' What Will Pay For Information Next? | MTLR

What Will Pay For Information Next?

As Ezra Klein wrote earlier this year at Bloomberg, someone has always footed the bill for information distribution. For a century and a half, newspapers and print sources were the primary sources people read in order to access information. Initially newspapers were bankrolled by political parties, but this gradually shifted to a model whose revenues were built on advertising. There were very few ways to ensure advertisements ended up in front of valuable consumers, and newspapers were able to sell the attention of their readers to advertisers eager to guarantee such an audience.

As the Internet has grown to dominate information distribution, advertising has continued to subsidize the distribution of information. From simple AdWords placements based on search terms to complex tracking schemes which build profiles of web users, advertising allows the information distributors to maintain the illusion that everything on the Internet can be free.

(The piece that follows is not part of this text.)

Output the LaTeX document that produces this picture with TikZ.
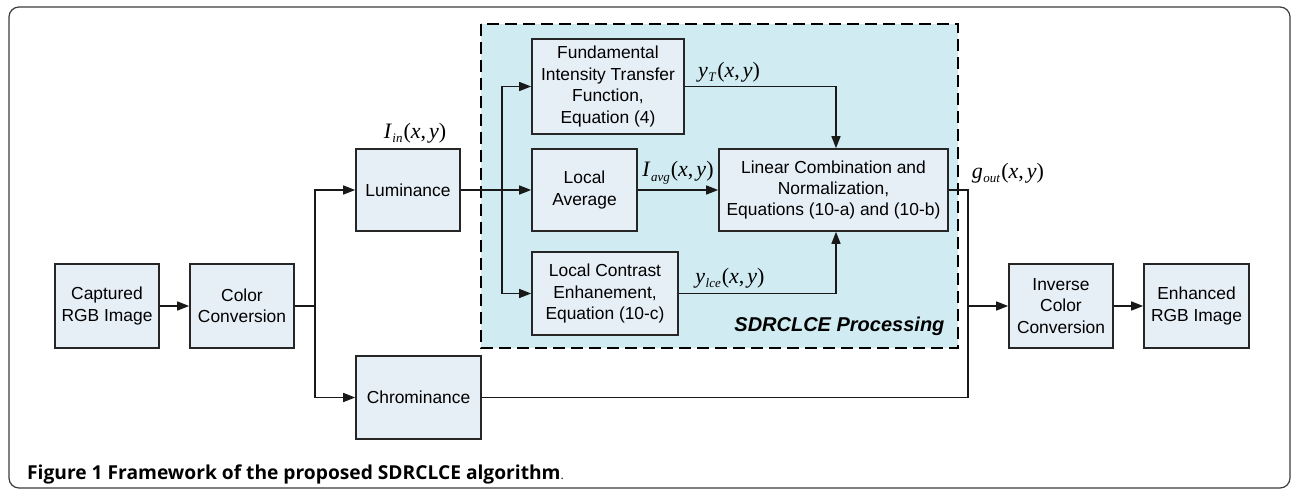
\documentclass[tikz,border=0pt]{standalone}
\usepackage{fontspec}
\setmainfont{Liberation Sans}
\newfontfamily\tms{Liberation Serif}
\newfontfamily\capfont{Open Sans}
\usetikzlibrary{arrows.meta}
\definecolor{boxfill}{RGB}{230,238,246}
\definecolor{regfill}{RGB}{208,236,242}
\definecolor{framec}{RGB}{60,60,60}
\newcommand{\mlab}[2]{{\tms\fontsize{22}{24}\selectfont\textit{#1}\kern0.5pt\raisebox{-0.45ex}{\fontsize{13}{13}\selectfont\textit{#2}}\kern1pt(\textit{x},\kern3pt\textit{y})}}
\tikzset{
  blk/.style={draw=black!85, line width=1.6pt, fill=boxfill, align=center,
    inner sep=0pt, font=\fontsize{17.4}{21.4}\selectfont},
  conn/.style={line width=1.4pt, black!90},
  arr/.style={conn, -{Triangle[length=12pt,width=9pt]}},
  lab/.style={inner sep=0pt}
}
\begin{document}
\begin{tikzpicture}[x=1pt,y=-1pt]
\useasboundingbox (0,0) rectangle (1293,492);
\draw[framec, line width=1.2pt, rounded corners=10pt] (9,7) rectangle (1290,488);
\fill[regfill] (481,24) rectangle (958,348);
\draw[line width=2.2pt, dash pattern=on 12pt off 6pt] (481,24) rectangle (958,348);
\node[anchor=base east, font=\fontsize{20}{22}\selectfont\bfseries\itshape] (proc) at (948,331) {SDRCLCE Processing};

\node[blk, minimum width=104, minimum height=84] (cap) at (107,306) {Captured\\RGB Image};
\node[blk, minimum width=104, minimum height=84] (cc) at (242,306) {Color\\Conversion};
\node[blk, minimum width=104, minimum height=82] (lum) at (408,190) {Luminance};
\node[blk, minimum width=125, minimum height=83] (chr) at (418.5,397.5) {Chrominance};
\node[blk, minimum width=152, minimum height=95] (fit) at (608,86.5) {Fundamental\\Intensity Transfer\\Function,\\Equation (4)};
\node[blk, minimum width=105, minimum height=82] (lavg) at (584.5,190) {Local\\Average};
\node[blk, minimum width=146, minimum height=83] (lce) at (605,293.5) {Local Contrast\\Enhanement,\\Equation (10-c)};
\node[blk, minimum width=229, minimum height=82] (lin) at (833.5,190) {Linear Combination and\\Normalization,\\Equations (10-a) and (10-b)};
\node[blk, minimum width=104, minimum height=84] (inv) at (1061,306) {Inverse\\Color\\Conversion};
\node[blk, minimum width=105, minimum height=84] (enh) at (1196.5,306) {Enhanced\\RGB Image};

\coordinate (split) at (315,306);
\coordinate (br) at (502,190);
\coordinate (j) at (968,306);

\draw[arr] (cap) -- (cc);
\draw[conn] (cc.east) -- (split);
\draw[arr] (split) |- (lum.west);
\draw[arr] (split) |- (chr.west);
\draw[arr] (lum.east) -- (lavg.west);
\draw[arr] (br) |- (fit.west);
\draw[arr] (br) |- (lce.west);
\draw[arr] (fit.east) -| ([xshift=2.5]lin.north);
\draw[arr] (lavg.east) -- (lin.west);
\draw[arr] (lce.east) -| ([xshift=2.5]lin.south);
\draw[conn] (lin.east) -| (j);
\draw[conn] (chr.east) -| (j);
\draw[arr] (j) -- (inv.west);
\draw[arr] (inv) -- (enh);

\node[lab] (lin1) at (415,133) {\mlab{I}{in}};
\node[lab] (lt) at (729,72) {\mlab{y}{T}};
\node[lab] (la) at (678,173) {\mlab{I}{avg}};
\node[lab] (ll) at (730,278) {\mlab{y}{lce}};
\node[lab] (lg) at (1008,173) {\mlab{g}{out}};

\node[anchor=base west, inner sep=0pt, font=\capfont\fontsize{19.2}{22}\selectfont] (capt) at (27,479)
  {\textbf{Figure 1} \textbf{Framework of the proposed SDRCLCE algorithm}{\fontsize{12}{14}\selectfont.}};
\end{tikzpicture}
\end{document}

But as digital marketing and metrics allow for increasingly precise measures of advertising effectiveness, companies are increasingly only willing to pay for ads which directly lead to sales. Similarly, merchandisers want to be able to target their internal advertising, via circulars or product placement, in ways which maximize sales. The recent New York Times piece on how Target manages to do this, How Companies Learn Your Secrets, was, for many, an introduction to the sheer amount of data these companies and advertisers have amassed from our online and purchase histories.

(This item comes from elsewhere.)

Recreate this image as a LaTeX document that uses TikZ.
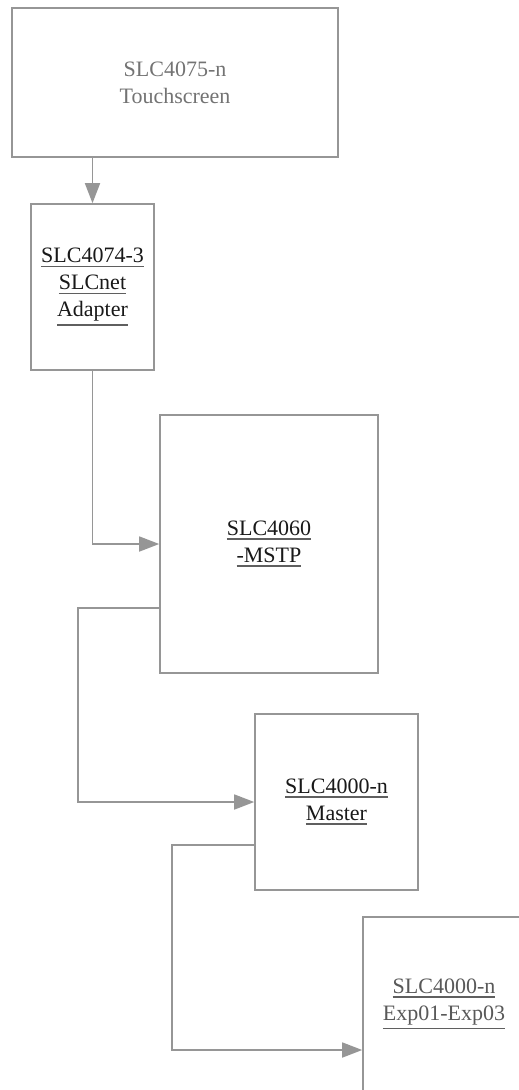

Newspaper advertisements were a necessary inconvenience, if they were an inconvenience at all. Sure, you didn’t need to know how Macy’s was branding their sales promotion every week of the year, but sometimes it was nice to know when those jeans were on sale. And advertisers then could barely know anything about you, most likely your name and address, if that. Search-based advertisements, while initially confusing, were easily accepted. I’m openly looking for a Mont Blanc pen, so Mont Blanc retailers are looking for me. Targeted advertising based on a pool of data amassed by the same advertisers is another beast unto itself. People don’t like to be followed, especially online where many maintain the illusion that everything they do is anonymous.

In what must be entirely coincidental timing, Google recently announced it would incorporate a ‘Do-Not-Follow’ function into its browser one week later. But if Google and other information accumulaters can’t track your online life, the value of advertising falls. And if the value of advertising falls, who will pay for the distribution of information? Surely there are entities that would love to pick and choose what we see, just as political parties did when they controlled the newspapers in the mid-19th century. Is this an invitation for internet service providers who would gladly sell preferential access to certain websites for greater profit? Could it be an unexpected blow to those who fight for net neutrality? Will time tell, but only if someone pays it?